Streetcars Might Make a Comeback in Oakland



Until 1958, Oakland had a system of streetcars that shuttled passengers from across the city to its Western edge, where they could catch ferries or commuter rail to San Francisco. Half a century later, streetcars may be coming back to Oakland.

On Tuesday, the Oakland City Council approved a consultant contract for a study into the viability of an extended “Free B” Shuttle route and electric streetcar system. The goal is to facilitate connections between transit hubs and commercial centers along Broadway, from the Jack London District’s Amtrak station to MacArthur BART, said Zach Seal, economic development specialist for the city. “We really see this as an opportunity to solidify Broadway as a corridor that’s a major destination for shopping and retail,” he said, “and a place where major development activity is happening.”

Seattle streetcar
  • Ian Fisher
  • Seattle streetcar

For Oakland Mayor Jean Quan, the project is also about elevating the city’s regional presence. “Transportation tends to be San Francisco-centric,” she said. “The reality is that Oakland is the center.” She believes the city’s central location makes it a natural transportation hub for the Bay Area.

The study will generate a cost estimate for the project and weigh that cost against potential economic development benefits. Seal said the plan will also consider engineering hurdles, operational logistics, and the needs of the community. The city plans to hold public meetings to get community input on the proposal.

Transportation consulting firm Fehr and Peers is leading the study, which is funded through a $299,200 Urban Transit Planning Studies grant from Caltrans. Seal said he expects the study to be done by the end of 2014. Once it’s finished, the study team will present a report to the city council, and hinging on their recommendation, the city may go forward with the next phase of studies — environmental and engineering reports.

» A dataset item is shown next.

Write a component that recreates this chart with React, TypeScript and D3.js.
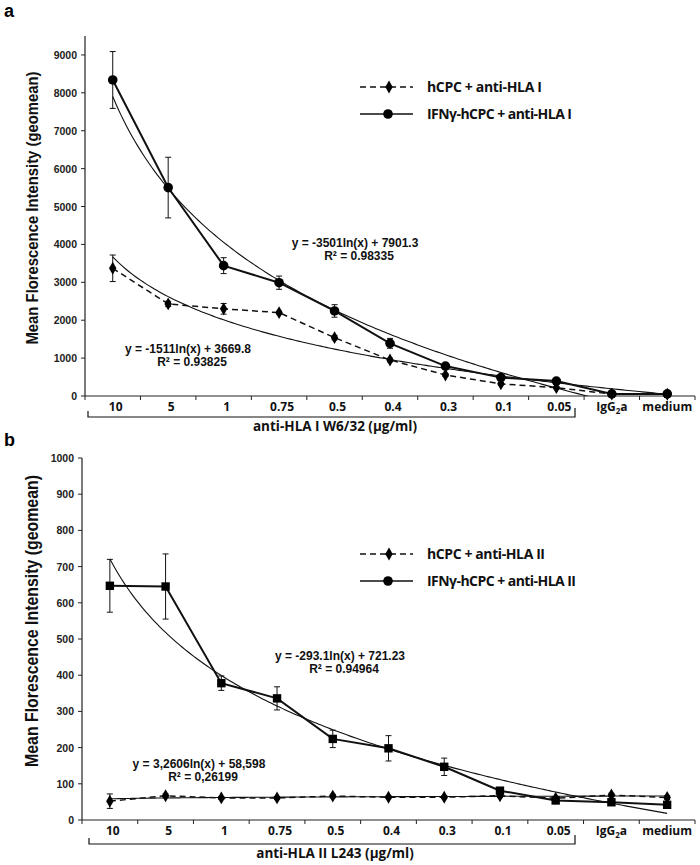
import React from "react";
import * as d3 from "d3";

const categories = ["10", "5", "1", "0.75", "0.5", "0.4", "0.3", "0.1", "0.05", "IgG2a", "medium"];

const hla1Hcpc = [3370, 2430, 2300, 2200, 1540, 950, 555, 320, 220, 50, 45];
const hla1HcpcErr = [350, 70, 140, 40, 60, 50, 40, 30, 30, 0, 0];
const hla1Ifn = [8340, 5500, 3440, 2990, 2245, 1390, 790, 485, 395, 55, 55];
const hla1IfnErr = [750, 800, 210, 175, 165, 130, 50, 50, 40, 0, 0];

const hla2Hcpc = [52, 67, 61, 61, 66, 63, 63, 67, 60, 69, 62];
const hla2HcpcErr = [20, 5, 4, 4, 5, 4, 4, 5, 4, 5, 5];
const hla2Ifn = [647, 645, 378, 336, 224, 198, 147, 81, 54, 49, 42];
const hla2IfnErr = [73, 90, 20, 32, 24, 35, 24, 8, 6, 5, 5];

// trendline coefficients: y = a*ln(x) + b
const hla1IfnTrend = [-3501, 7901.3];
const hla1HcpcTrend = [-1511, 3669.8];
const hla2IfnTrend = [-293.1, 721.23];
const hla2HcpcTrend = [3.2606, 58.598];

const yTicks1 = [0, 1000, 2000, 3000, 4000, 5000, 6000, 7000, 8000, 9000];
const yTicks2 = [0, 100, 200, 300, 400, 500, 600, 700, 800, 900, 1000];

const TICK_FONT = "'Liberation Sans', Arial, sans-serif";
const CAT_FONT = "'Open Sans', sans-serif";

type PanelProps = {
  id: string;
  letter: string;
  letterY: number;
  x0: number;
  x1: number;
  yBottom: number;
  yTop: number;
  yMax: number;
  yTicks: number[];
  hcpc: number[];
  hcpcErr: number[];
  ifn: number[];
  ifnErr: number[];
  ifnTrend: number[];
  hcpcTrend: number[];
  ifnMarker: "circle" | "square";
  legendY: number[];
  legend: string[];
  legendLen: number[];
  eqIfn: string[];
  eqIfnPos: number[];
  eqHcpc: string[];
  eqHcpcPos: number[];
  axisTitle: string;
  axisTitleY: number;
  yTitleCenter: number;
  yTitleSize: number;
  yTitleLen: number;
  bracketY: number;
  bracketLeft: number;
};

function Panel(p: PanelProps) {
  const x = d3.scaleLinear().domain([0.5, 11.5]).range([p.x0, p.x1]);
  const y = d3.scaleLinear().domain([0, p.yMax]).range([p.yBottom, p.yTop]);

  const line = d3
    .line<number>()
    .x((_, i) => x(i + 1))
    .y((v) => y(v));

  const trendPts = d3.range(1, 11.0001, 0.05);
  const trendLine = (c: number[]) =>
    d3
      .line<number>()
      .x((t) => x(t))
      .y((t) => y(c[0] * Math.log(t) + c[1]))(trendPts) || "";

  const diamond = d3.symbol().type(d3.symbolDiamond).size(48)() || "";
  const boundaries = d3.range(0.5, 11.6, 1);

  const errBars = (vals: number[], errs: number[]) =>
    vals.map((v, i) =>
      errs[i] > 0 ? (
        <g key={i} stroke="#111" strokeWidth={1}>
          <line x1={x(i + 1)} x2={x(i + 1)} y1={y(v - errs[i])} y2={y(v + errs[i])} />
          <line x1={x(i + 1) - 3} x2={x(i + 1) + 3} y1={y(v - errs[i])} y2={y(v - errs[i])} />
          <line x1={x(i + 1) - 3} x2={x(i + 1) + 3} y1={y(v + errs[i])} y2={y(v + errs[i])} />
        </g>
      ) : null
    );

  const ifnMark = (cx: number, cy: number, key: any, kind: string) =>
    kind === "circle" ? (
      <circle key={key} cx={cx} cy={cy} r={4.8} fill="#000" />
    ) : (
      <rect key={key} x={cx - 4.2} y={cy - 4.2} width={8.4} height={8.4} fill="#000" />
    );

  return (
    <g>
      <defs>
        <clipPath id={"clip" + p.id}>
          <rect x={p.x0} y={p.yTop} width={p.x1 - p.x0} height={p.yBottom - p.yTop} />
        </clipPath>
      </defs>
      <text x={4} y={p.letterY} fontFamily={TICK_FONT} fontWeight="bold" fontSize={18} fill="#000">
        {p.letter}
      </text>
      {/* y axis */}
      <line x1={p.x0} x2={p.x0} y1={p.yTop} y2={p.yBottom} stroke="#222" strokeWidth={1.2} />
      {p.yTicks.map((t) => (
        <g key={t}>
          <line x1={p.x0 - 4} x2={p.x0} y1={y(t)} y2={y(t)} stroke="#222" strokeWidth={1} />
          <text
            x={p.x0 - 8}
            y={y(t) + 4}
            textAnchor="end"
            fontFamily={TICK_FONT}
            fontWeight="bold"
            fontSize={10.5}
            fill="#222"
          >
            {t}
          </text>
        </g>
      ))}
      {/* x axis */}
      <line x1={p.x0} x2={p.x1} y1={p.yBottom} y2={p.yBottom} stroke="#222" strokeWidth={1.2} />
      {boundaries.map((b) => (
        <line key={b} x1={x(b)} x2={x(b)} y1={p.yBottom} y2={p.yBottom + 4} stroke="#222" strokeWidth={1} />
      ))}
      {categories.map((c, i) => (
        <text
          key={c}
          x={x(i + 1) + (i < 9 ? 3 : 0)}
          y={p.yBottom + 15}
          textAnchor="middle"
          fontFamily={CAT_FONT}
          fontWeight="bold"
          fontSize={12}
          fill="#111"
        >
          {c === "IgG2a" ? (
            <>
              IgG
              <tspan fontSize={8} dy={3}>
                2
              </tspan>
              <tspan dy={-3}>a</tspan>
            </>
          ) : (
            c
          )}
        </text>
      ))}
      {/* bracket */}
      <path
        d={`M${p.bracketLeft},${p.bracketY - 6}V${p.bracketY}H575V${p.bracketY - 9}`}
        fill="none"
        stroke="#111"
        strokeWidth={1.2}
      />
      <text
        x={335}
        y={p.axisTitleY}
        textAnchor="middle"
        fontFamily={CAT_FONT}
        fontWeight="bold"
        fontSize={13.5}
        fill="#111"
      >
        {p.axisTitle}
      </text>
      {/* y title */}
      <text
        transform={`translate(38,${p.yTitleCenter}) rotate(-90)`}
        textAnchor="middle"
        fontFamily={TICK_FONT}
        fontWeight="bold"
        fontSize={p.yTitleSize}
        textLength={p.yTitleLen}
        lengthAdjust="spacingAndGlyphs"
        fill="#111"
      >
        Mean Florescence Intensity (geomean)
      </text>
      {/* trend lines */}
      <g clipPath={`url(#clip${p.id})`} fill="none" stroke="#111" strokeWidth={1.1}>
        <path d={trendLine(p.ifnTrend)} />
        <path d={trendLine(p.hcpcTrend)} />
      </g>
      {/* hcpc dashed */}
      <path d={line(p.hcpc) || ""} fill="none" stroke="#111" strokeWidth={1.5} strokeDasharray="6,4" />
      {errBars(p.hcpc, p.hcpcErr)}
      {p.hcpc.map((v, i) => (
        <path key={i} d={diamond} transform={`translate(${x(i + 1)},${y(v)})`} fill="#000" />
      ))}
      {/* ifn solid */}
      <path d={line(p.ifn) || ""} fill="none" stroke="#111" strokeWidth={2} />
      {errBars(p.ifn, p.ifnErr)}
      {p.ifn.map((v, i) => ifnMark(x(i + 1), y(v), i, p.ifnMarker))}
      {/* equations */}
      {[
        [p.eqIfn, p.eqIfnPos],
        [p.eqHcpc, p.eqHcpcPos],
      ].map(([eq, pos]: any, k) => (
        <g key={k} fontFamily={TICK_FONT} fontWeight="bold" fontSize={12} fill="#111">
          <text x={pos[0]} y={pos[1]} textAnchor="middle">
            {eq[0]}
          </text>
          <text x={pos[0] + 4} y={pos[1] + 12.5} textAnchor="middle">
            {eq[1]}
          </text>
        </g>
      ))}
      {/* legend */}
      <g>
        <line x1={360} x2={413} y1={p.legendY[0]} y2={p.legendY[0]} stroke="#111" strokeWidth={1.5} strokeDasharray="6,4" />
        <path d={diamond} transform={`translate(389,${p.legendY[0]})`} fill="#000" />
        <line x1={360} x2={413} y1={p.legendY[1]} y2={p.legendY[1]} stroke="#111" strokeWidth={1.5} />
        <circle cx={388} cy={p.legendY[1]} r={4.8} fill="#000" />
        {p.legend.map((l, i) => (
          <text
            key={i}
            x={427}
            y={p.legendY[i] + 5}
            fontFamily={CAT_FONT}
            fontWeight="bold"
            fontSize={14}
            textLength={p.legendLen[i]}
            lengthAdjust="spacing"
            fill="#111"
          >
            {l}
          </text>
        ))}
      </g>
    </g>
  );
}

export default function App() {
  return (
    <svg
      width={700}
      height={865}
      style={{ position: "absolute", left: 0, top: 0, background: "#fff" }}
    >
      <rect width={700} height={865} fill="#fff" />
      <Panel
        id="a"
        letter="a"
        letterY={17}
        x0={85}
        x1={695}
        yBottom={396}
        yTop={36}
        yMax={9500}
        yTicks={yTicks1}
        hcpc={hla1Hcpc}
        hcpcErr={hla1HcpcErr}
        ifn={hla1Ifn}
        ifnErr={hla1IfnErr}
        ifnTrend={hla1IfnTrend}
        hcpcTrend={hla1HcpcTrend}
        ifnMarker="circle"
        legendY={[87, 114]}
        legend={["hCPC + anti-HLA I", "IFNγ-hCPC + anti-HLA I"]}
        legendLen={[115, 145]}
        eqIfn={["y = -3501ln(x) + 7901.3", "R² = 0.98335"]}
        eqIfnPos={[355, 247]}
        eqHcpc={["y = -1511ln(x) + 3669.8", "R² = 0.93825"]}
        eqHcpcPos={[188, 353]}
        axisTitle="anti-HLA I W6/32 (μg/ml)"
        axisTitleY={431}
        yTitleCenter={208}
        yTitleSize={17}
        yTitleLen={273}
        bracketY={417}
        bracketLeft={88}
      />
      <Panel
        id="b"
        letter="b"
        letterY={446}
        x0={82}
        x1={695}
        yBottom={820}
        yTop={458}
        yMax={1000}
        yTicks={yTicks2}
        hcpc={hla2Hcpc}
        hcpcErr={hla2HcpcErr}
        ifn={hla2Ifn}
        ifnErr={hla2IfnErr}
        ifnTrend={hla2IfnTrend}
        hcpcTrend={hla2HcpcTrend}
        ifnMarker="square"
        legendY={[554, 581]}
        legend={["hCPC + anti-HLA II", "IFNγ-hCPC + anti-HLA II"]}
        legendLen={[118, 149]}
        eqIfn={["y = -293.1ln(x) + 721.23", "R² = 0.94964"]}
        eqIfnPos={[340, 660]}
        eqHcpc={["y = 3,2606ln(x) + 58,598", "R² = 0,26199"]}
        eqHcpcPos={[199, 768]}
        axisTitle="anti-HLA II L243 (μg/ml)"
        axisTitleY={858}
        yTitleCenter={621}
        yTitleSize={18}
        yTitleLen={292}
        bracketY={844}
        bracketLeft={89}
      />
    </svg>
  );
}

The plan builds on an effort to stimulate downtown commerce that started with the “Free B” shuttle. The free buses that circle through Oakland’s center — from Grand Avenue down through Jack London Square — started making their rounds in 2010 as a project of the now-defunct Community and Economic Development Agency. “What it does is it links all these little nodes,” Quan said, “and it gets people out of their zone and it gets them to explore.”

The program was funded by a $500,000 grant from the Bay Area Air Quality Management District (BAAQMD), with additional grants from public and private sponsors. The air quality management district has provided yearly grant funding since then. About a third of the program’s budget comes from the district; the other two-thirds come from other public and private sources. The city pays AC Transit about $612,000 to run the shuttles, according to Clarence Johnson, AC Transit media affairs manager. The city will partner with AC transit during the study.

Seal said after the preliminary feasibility and environmental studies, the plan is to expand the free shuttle route and begin work on the streetcar system at the same time. Logistical hurdles may mean the streetcar project will lag, but eventually the rail system is meant to replace the shuttle service. The study will identify possible funding sources for both components of the plan, and Seal is optimistic. He expects the project will cost tens of millions of dollars, if Portland and Seattle’s streetcar systems are any indication, but he said there’s lots of funding available through the Federal Transit Administration and the Department of Transportation, plus local Measure B funds.

Streetcars are worth the investment, Seal said, because studies have shown their potential to catalyze mixed-use development — buildings that combine street-level retail space and residential units on upper stories — just the type of development the city hopes to bring to the Broadway-Valdez area. Seal said streetcars are good for investment because they create permanent infrastructure, and investors are more willing to commit when they see the city committing.

Seal said it’s difficult to estimate a timeline for the project, but he said we could see ground break in the next three to five years.